フードテックが加速する「食のボーダーレス化」
ロイヤルHDの店舗戦略にみる「これからの食卓」
食の世界に技術革新を取り入れる「フードテック」。培養肉や代替肉といった食材そのものの進化や新たな生産技術が脚光を浴びるが、産業としてのすそ野の広さや可能性はこれにとどまらない。ライフスタイルの変化や社会のニーズを反映し、外食産業のビジネスモデルにも変化を及ぼしつつある。
次代を見据えた「戦略店」
ファミリーレストラン「ロイヤルホスト」などを運営するロイヤルホールディングス(HD)が2019年末、東京・世田谷にオープンした新店舗「GATHERING TABLE PANTRY二子玉川」。一見、どこにでもあるレストランだが、実は同社が数年来、蓄積してきた次世代の店舗運営ノウハウを体現した戦略店である。
少子高齢化に伴い、困難になる働き手の確保や「外食」「内食」「中食」のボーダーレス化など外食産業を取り巻く環境を踏まえ、少ない経営資源で効率的かつ柔軟に運営できる店舗運営を模索してきた同社。2017年には研究開発型店舗を東京・中央区に構え、完全キャッシュレス決済システムやセルフオーダーシステムの導入など店舗運営のIT化、最新技術を活用した調理工程の効率化などについて検証を重ねてきた。
家庭でもプロの味
例えば油や火を一切使わない調理スタイル。自社のセントラルキッチン(集中調理施設)で手間をかけて調理し冷凍配送したメニューを、店舗では専用オーブンで加熱調理する。ベテランコックが調理したのと同様の熱の入り方となるよう、細かくプログラミングされた専用オーブンをメーカーと共同研究。クリーンなキッチンであることから、出店エリアの選択肢も広がる。

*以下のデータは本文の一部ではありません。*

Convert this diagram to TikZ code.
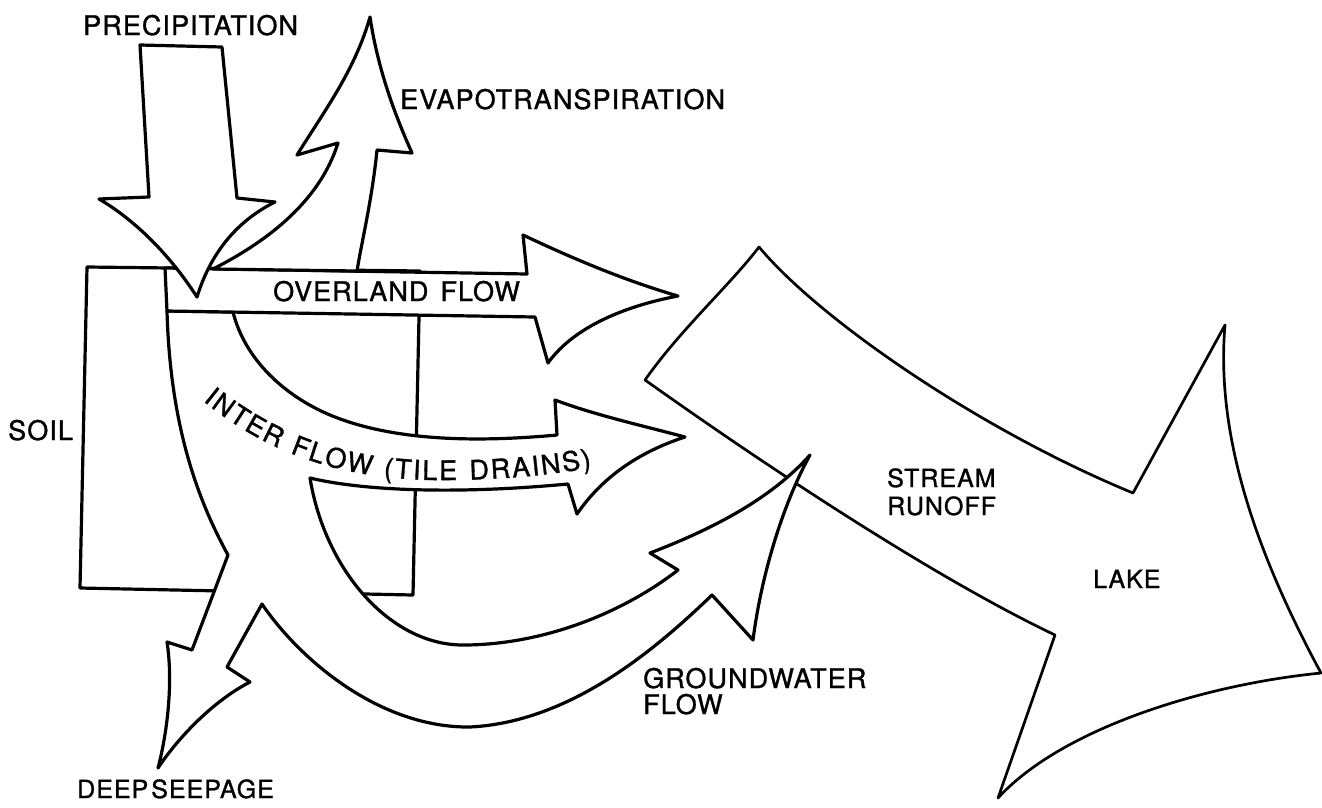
\documentclass[tikz,border=0pt]{standalone}
\usepackage{fontspec}
\setmainfont{TeX Gyre Heros}
\newfontfamily\lblfam[LetterSpace=4,FakeBold=1.2]{TeX Gyre Heros}
\newcommand{\lblfont}{\lblfam\fontsize{27}{31}\selectfont}
\newcommand{\lblsmall}{\lblfam\fontsize{25}{29}\selectfont}
\usetikzlibrary{decorations.text}
\begin{document}
\begin{tikzpicture}[x=1pt,y=-1pt,
  shapeline/.style={draw=black, fill=white, line width=3.2pt, line join=round},
  thinshape/.style={shapeline, line width=2.7pt},
  lbl/.style={inner sep=0pt, font=\lblfont, anchor=base west},
  lblsm/.style={lbl, font=\lblsmall}]
\useasboundingbox (0,0) rectangle (1322,807);

% soil box
\draw[shapeline] (87,267) -- (420,271) -- (413,595) -- (80,588) -- cycle;

% stream runoff / lake
\draw[thinshape] (759,247) .. controls (820,320) and (980,430) .. (1133,493)
  -- (1225,325) .. controls (1215,440) and (1260,560) .. (1321,673)
  .. controls (1200,685) and (1060,730) .. (998,798)
  -- (1055,635) .. controls (950,585) and (800,490) .. (645,380)
  .. controls (680,330) and (730,285) .. (759,247) -- cycle;

% interflow + groundwater + deep seepage
\draw[shapeline] (167,311) .. controls (170,420) and (195,495) .. (228,555)
  -- (192,650) -- (167,642) .. controls (173,680) and (168,730) .. (158,768)
  .. controls (180,735) and (215,700) .. (250,682)
  -- (227,667) -- (262,604)
  .. controls (300,660) and (380,728) .. (470,727)
  .. controls (570,722) and (655,650) .. (712,595)
  -- (753,640) .. controls (762,570) and (785,500) .. (810,455)
  .. controls (770,500) and (710,530) .. (650,553)
  -- (678,570) .. controls (620,615) and (540,645) .. (463,645)
  .. controls (390,645) and (325,570) .. (310,478)
  .. controls (360,490) and (450,495) .. (568,484)
  -- (577,514) .. controls (605,473) and (645,450) .. (685,437)
  .. controls (640,425) and (595,415) .. (555,400)
  -- (557,435) .. controls (470,443) and (390,440) .. (330,415)
  .. controls (285,396) and (245,360) .. (233,312) -- cycle;

% overland flow
\draw[shapeline] (165,268) -- (527,274) -- (523,235)
  .. controls (580,262) and (630,282) .. (678,296)
  .. controls (630,305) and (575,325) .. (548,363)
  -- (535,317) -- (167,311) -- cycle;

% evapotranspiration
\draw[shapeline] (213,269) .. controls (270,240) and (320,200) .. (338,143)
  -- (297,155) .. controls (325,110) and (355,70) .. (370,17)
  .. controls (378,70) and (395,115) .. (412,153)
  -- (377,150) .. controls (372,200) and (362,240) .. (357,271) -- cycle;

% precipitation
\draw[shapeline] (140,45) -- (222,47) -- (237,198) -- (275,202)
  .. controls (235,222) and (210,255) .. (197,297)
  .. controls (170,255) and (135,220) .. (99,199)
  -- (149,197) -- cycle;

% labels
\node[lbl] (precip) at (83,35) {PRECIPITATION};
\node[lbl] (evap) at (400,109) {EVAPOTRANSPIRATION};
\node[lbl] (overland) at (273,301) {OVERLAND\hspace{12pt}FLOW};
\node[lbl] (soil) at (8,440) {SOIL};
\node[lblsm] (stream) at (887,487) {STREAM};
\node[lblsm] (runoff) at (887,515) {RUNOFF};
\node[lblsm] (lake) at (1093,588) {LAKE};
\node[lbl] (ground) at (643,688) {GROUNDWATER};
\node[lbl] (gflow) at (643,714) {FLOW};
\node[lblsm] (deep) at (77,798) {DEEP\hspace{3pt}SEEPAGE};

\path[decorate, decoration={text along path,
    text={|\lblfont|INTER FLOW (TILE DRAINS)}, text align={fit to path}}]
  (203,401) .. controls (260,447) and (330,478) .. (430,480)
  .. controls (500,481) and (560,474) .. (592,467);
\end{tikzpicture}
\end{document}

二子玉川店のもうひとつの特徴は、テクノロジーを駆使した次世代型店舗であることに加え、実現のカギを握る「フローズンミール」を新ブランド「ロイヤルデリ」として本格販売を始めた点にもある。湯煎や電子レンジで温めるだけですぐに楽しめるスープやショートパスタ、ドリア、煮込み料理のほか、アジアのローカルフードなど世界各国の料理を取りそろえている。折しも、コロナ禍で外出機会が制限されるなか、日々の食卓を充実させたいとの消費者ニーズを捉え、販売は順調に拡大。同社にとって今後、店舗はショールーム的な意味を持ち、消費者が気に入った味は、冷凍食品として購入できるようにすることで新たな顧客拡大につながる余地も大きい。
変わる「食卓」 新たな市場を創出
緊急事態宣言解除の後も、しばらくは新型コロナウイルスの感染リスクは払拭(ふっしょく)できないなか、自宅で「食」を楽しむ傾向が続くことが予想される。
「手間をかけずに、本格的な味わいにこだわりたい」。こうした消費者ニーズは、これまでの調理家電や鍋と一線を画す、新たな市場を生み出している。材料を投入しメニューを選択すれば、あとはできあがりを待つだけの電気調理鍋や複数の調理機能を搭載した高機能オーブンは一例である。
フードテックには食のスタイルはもとより、食卓を彩るメニューそのものも変えるインパクトがある。